Scan the material below for the string "that", and copy every line where it shows up.

Records from a collection
○ ○ ○ ○

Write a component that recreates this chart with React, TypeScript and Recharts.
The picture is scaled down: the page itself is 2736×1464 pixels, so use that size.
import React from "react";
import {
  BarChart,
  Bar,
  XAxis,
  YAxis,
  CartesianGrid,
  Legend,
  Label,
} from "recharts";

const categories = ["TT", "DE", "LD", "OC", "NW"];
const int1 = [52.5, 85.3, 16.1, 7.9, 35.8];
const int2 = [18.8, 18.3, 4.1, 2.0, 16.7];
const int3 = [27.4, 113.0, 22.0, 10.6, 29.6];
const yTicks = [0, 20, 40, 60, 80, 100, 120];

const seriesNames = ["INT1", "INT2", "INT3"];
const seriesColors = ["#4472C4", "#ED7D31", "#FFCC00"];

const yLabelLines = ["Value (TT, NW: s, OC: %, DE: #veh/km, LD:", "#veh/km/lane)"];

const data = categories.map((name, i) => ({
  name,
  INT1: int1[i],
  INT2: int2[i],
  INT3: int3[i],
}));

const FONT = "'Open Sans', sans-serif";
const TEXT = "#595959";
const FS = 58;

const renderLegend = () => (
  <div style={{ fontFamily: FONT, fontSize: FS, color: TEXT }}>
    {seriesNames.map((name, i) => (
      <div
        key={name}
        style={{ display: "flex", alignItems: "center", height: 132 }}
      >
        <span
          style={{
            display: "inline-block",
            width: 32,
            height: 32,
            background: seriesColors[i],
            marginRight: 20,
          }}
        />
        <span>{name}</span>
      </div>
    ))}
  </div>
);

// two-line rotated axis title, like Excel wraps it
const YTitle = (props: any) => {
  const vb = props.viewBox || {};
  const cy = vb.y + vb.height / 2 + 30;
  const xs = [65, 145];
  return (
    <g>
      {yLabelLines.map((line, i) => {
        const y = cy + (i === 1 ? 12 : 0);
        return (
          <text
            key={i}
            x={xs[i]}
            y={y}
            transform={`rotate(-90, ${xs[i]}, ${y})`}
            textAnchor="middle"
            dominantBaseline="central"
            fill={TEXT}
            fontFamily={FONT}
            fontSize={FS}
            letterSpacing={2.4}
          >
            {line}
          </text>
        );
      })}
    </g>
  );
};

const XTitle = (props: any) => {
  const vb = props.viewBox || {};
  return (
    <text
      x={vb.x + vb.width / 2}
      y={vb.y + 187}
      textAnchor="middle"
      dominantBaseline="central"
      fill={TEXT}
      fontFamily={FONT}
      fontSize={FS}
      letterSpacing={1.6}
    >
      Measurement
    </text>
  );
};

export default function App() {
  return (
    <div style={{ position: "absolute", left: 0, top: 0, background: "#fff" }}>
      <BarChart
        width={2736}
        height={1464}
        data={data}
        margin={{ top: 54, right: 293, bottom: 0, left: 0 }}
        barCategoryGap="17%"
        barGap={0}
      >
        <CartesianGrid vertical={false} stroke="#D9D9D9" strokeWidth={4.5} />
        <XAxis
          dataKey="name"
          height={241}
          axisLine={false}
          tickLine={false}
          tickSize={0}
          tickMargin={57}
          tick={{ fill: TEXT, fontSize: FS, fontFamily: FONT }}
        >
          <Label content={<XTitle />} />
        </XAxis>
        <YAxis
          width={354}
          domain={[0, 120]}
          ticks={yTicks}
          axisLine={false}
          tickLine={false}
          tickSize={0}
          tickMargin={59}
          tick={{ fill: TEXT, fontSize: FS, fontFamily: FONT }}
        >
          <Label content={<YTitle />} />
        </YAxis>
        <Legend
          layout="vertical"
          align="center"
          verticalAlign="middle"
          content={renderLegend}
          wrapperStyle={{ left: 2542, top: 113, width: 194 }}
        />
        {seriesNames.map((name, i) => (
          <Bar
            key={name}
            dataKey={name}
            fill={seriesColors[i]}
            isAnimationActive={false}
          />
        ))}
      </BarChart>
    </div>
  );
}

○ ○ ○ ○

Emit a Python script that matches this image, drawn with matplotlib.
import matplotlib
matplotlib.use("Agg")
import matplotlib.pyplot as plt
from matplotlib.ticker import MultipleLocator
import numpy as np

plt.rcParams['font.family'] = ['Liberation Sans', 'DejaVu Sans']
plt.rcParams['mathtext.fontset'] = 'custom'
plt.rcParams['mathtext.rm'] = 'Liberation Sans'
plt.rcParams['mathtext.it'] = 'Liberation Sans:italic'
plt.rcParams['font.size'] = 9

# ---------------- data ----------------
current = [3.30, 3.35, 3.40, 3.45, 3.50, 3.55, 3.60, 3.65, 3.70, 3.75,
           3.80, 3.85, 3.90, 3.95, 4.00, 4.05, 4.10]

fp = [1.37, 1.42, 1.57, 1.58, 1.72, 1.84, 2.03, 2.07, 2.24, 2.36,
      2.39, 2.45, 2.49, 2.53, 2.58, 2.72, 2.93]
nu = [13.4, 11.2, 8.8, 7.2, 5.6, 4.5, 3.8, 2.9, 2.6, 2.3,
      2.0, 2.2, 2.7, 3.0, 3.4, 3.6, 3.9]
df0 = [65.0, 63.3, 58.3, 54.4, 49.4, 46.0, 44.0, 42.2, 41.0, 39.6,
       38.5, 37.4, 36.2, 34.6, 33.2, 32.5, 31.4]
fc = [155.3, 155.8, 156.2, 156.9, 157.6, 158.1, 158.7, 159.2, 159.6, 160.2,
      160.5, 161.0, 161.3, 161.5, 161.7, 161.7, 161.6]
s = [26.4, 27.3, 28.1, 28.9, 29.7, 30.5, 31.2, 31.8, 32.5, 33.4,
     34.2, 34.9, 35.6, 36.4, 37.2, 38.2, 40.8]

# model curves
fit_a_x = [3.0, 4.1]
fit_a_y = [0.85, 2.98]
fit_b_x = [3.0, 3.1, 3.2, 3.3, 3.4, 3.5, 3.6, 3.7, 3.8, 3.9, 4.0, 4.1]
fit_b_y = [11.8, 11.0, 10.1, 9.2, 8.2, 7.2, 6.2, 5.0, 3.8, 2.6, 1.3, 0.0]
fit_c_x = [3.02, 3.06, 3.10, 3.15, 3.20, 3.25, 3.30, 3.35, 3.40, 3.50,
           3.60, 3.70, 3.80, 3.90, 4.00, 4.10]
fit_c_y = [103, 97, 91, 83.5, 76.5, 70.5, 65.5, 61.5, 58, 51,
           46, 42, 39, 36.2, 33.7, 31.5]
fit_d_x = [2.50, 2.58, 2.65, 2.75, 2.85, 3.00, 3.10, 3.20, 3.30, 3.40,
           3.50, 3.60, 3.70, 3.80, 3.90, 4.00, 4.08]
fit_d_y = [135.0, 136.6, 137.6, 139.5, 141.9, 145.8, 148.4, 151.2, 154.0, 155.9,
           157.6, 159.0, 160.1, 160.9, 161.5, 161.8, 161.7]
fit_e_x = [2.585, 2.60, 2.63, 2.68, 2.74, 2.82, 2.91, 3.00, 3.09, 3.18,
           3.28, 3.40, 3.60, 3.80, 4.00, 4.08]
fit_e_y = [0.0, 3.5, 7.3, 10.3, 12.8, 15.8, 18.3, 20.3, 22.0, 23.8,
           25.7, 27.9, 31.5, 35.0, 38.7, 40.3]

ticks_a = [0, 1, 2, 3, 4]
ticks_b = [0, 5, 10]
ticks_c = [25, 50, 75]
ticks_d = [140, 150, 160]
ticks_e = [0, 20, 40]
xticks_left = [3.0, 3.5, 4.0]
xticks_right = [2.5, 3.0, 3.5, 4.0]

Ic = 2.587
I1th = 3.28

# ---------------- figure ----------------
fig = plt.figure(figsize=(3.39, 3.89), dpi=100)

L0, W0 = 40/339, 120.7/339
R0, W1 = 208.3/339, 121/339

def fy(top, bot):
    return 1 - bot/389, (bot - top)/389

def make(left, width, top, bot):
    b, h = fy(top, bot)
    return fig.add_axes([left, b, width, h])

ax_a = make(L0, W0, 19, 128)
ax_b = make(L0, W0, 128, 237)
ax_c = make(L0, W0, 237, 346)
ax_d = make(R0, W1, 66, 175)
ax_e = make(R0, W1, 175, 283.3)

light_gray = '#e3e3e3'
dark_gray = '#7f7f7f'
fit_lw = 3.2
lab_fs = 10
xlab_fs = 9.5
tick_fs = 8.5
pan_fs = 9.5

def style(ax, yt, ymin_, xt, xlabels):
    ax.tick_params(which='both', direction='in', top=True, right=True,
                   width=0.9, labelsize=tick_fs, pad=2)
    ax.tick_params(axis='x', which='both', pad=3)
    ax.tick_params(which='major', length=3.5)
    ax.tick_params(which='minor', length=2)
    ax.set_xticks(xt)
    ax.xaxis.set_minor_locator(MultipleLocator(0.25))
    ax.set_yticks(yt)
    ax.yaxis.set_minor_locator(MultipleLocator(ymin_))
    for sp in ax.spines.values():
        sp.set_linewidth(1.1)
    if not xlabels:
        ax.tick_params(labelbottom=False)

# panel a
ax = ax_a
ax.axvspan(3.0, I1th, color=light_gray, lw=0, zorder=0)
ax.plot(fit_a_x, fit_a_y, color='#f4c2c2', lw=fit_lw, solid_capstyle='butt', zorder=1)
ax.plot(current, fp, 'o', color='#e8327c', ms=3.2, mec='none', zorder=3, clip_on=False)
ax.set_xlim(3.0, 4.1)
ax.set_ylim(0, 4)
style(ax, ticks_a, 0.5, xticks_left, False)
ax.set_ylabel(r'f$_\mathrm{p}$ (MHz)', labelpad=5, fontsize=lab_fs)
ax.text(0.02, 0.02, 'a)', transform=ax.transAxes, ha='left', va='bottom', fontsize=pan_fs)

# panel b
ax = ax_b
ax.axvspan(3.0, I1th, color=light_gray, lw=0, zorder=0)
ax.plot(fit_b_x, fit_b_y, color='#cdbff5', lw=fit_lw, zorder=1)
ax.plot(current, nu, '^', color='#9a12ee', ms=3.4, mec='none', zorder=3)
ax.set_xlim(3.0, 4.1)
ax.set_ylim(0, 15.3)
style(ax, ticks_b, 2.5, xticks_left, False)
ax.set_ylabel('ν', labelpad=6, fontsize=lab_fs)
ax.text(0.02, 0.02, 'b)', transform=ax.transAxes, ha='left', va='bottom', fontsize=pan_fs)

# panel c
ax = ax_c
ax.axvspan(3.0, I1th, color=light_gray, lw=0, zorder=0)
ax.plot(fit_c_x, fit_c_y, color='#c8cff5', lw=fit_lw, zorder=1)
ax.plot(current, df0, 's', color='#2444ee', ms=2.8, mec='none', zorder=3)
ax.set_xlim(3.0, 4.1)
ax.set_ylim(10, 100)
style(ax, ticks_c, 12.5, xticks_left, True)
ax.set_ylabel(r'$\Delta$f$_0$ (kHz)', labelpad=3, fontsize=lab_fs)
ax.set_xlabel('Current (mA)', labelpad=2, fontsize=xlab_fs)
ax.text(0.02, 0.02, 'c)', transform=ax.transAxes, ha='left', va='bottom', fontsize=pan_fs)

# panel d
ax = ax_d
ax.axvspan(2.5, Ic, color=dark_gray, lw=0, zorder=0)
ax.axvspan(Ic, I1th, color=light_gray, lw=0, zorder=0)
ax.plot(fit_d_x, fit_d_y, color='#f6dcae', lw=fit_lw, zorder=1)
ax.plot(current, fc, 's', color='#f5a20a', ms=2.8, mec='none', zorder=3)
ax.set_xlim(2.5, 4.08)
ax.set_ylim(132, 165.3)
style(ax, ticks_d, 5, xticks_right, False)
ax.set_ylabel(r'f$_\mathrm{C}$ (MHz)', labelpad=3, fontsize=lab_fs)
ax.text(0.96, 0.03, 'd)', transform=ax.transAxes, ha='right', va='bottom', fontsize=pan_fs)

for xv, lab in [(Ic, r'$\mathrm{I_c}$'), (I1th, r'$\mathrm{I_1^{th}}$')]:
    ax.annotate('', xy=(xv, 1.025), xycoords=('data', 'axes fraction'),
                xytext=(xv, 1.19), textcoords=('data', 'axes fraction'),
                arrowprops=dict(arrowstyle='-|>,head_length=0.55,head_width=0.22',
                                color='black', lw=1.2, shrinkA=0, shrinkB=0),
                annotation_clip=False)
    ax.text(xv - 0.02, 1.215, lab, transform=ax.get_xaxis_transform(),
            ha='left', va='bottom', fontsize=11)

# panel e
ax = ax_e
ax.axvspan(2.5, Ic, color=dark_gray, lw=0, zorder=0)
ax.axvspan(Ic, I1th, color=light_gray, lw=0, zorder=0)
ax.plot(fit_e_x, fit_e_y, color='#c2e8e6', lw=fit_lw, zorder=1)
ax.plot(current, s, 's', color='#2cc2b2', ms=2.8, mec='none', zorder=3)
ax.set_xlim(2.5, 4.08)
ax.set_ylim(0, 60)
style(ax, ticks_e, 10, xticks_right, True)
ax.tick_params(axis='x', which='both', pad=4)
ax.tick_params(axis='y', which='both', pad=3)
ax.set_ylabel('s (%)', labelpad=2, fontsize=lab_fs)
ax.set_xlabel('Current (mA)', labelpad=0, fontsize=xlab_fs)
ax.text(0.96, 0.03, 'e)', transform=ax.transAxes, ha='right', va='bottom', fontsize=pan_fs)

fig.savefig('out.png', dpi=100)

○ ○ ○ ○

**Finished exercise:**
Write a component that recreates this chart with React, TypeScript and Recharts.
The picture is scaled down: the page itself is 2736×1464 pixels, so use that size.
Emit a Python script that matches this image, drawn with matplotlib.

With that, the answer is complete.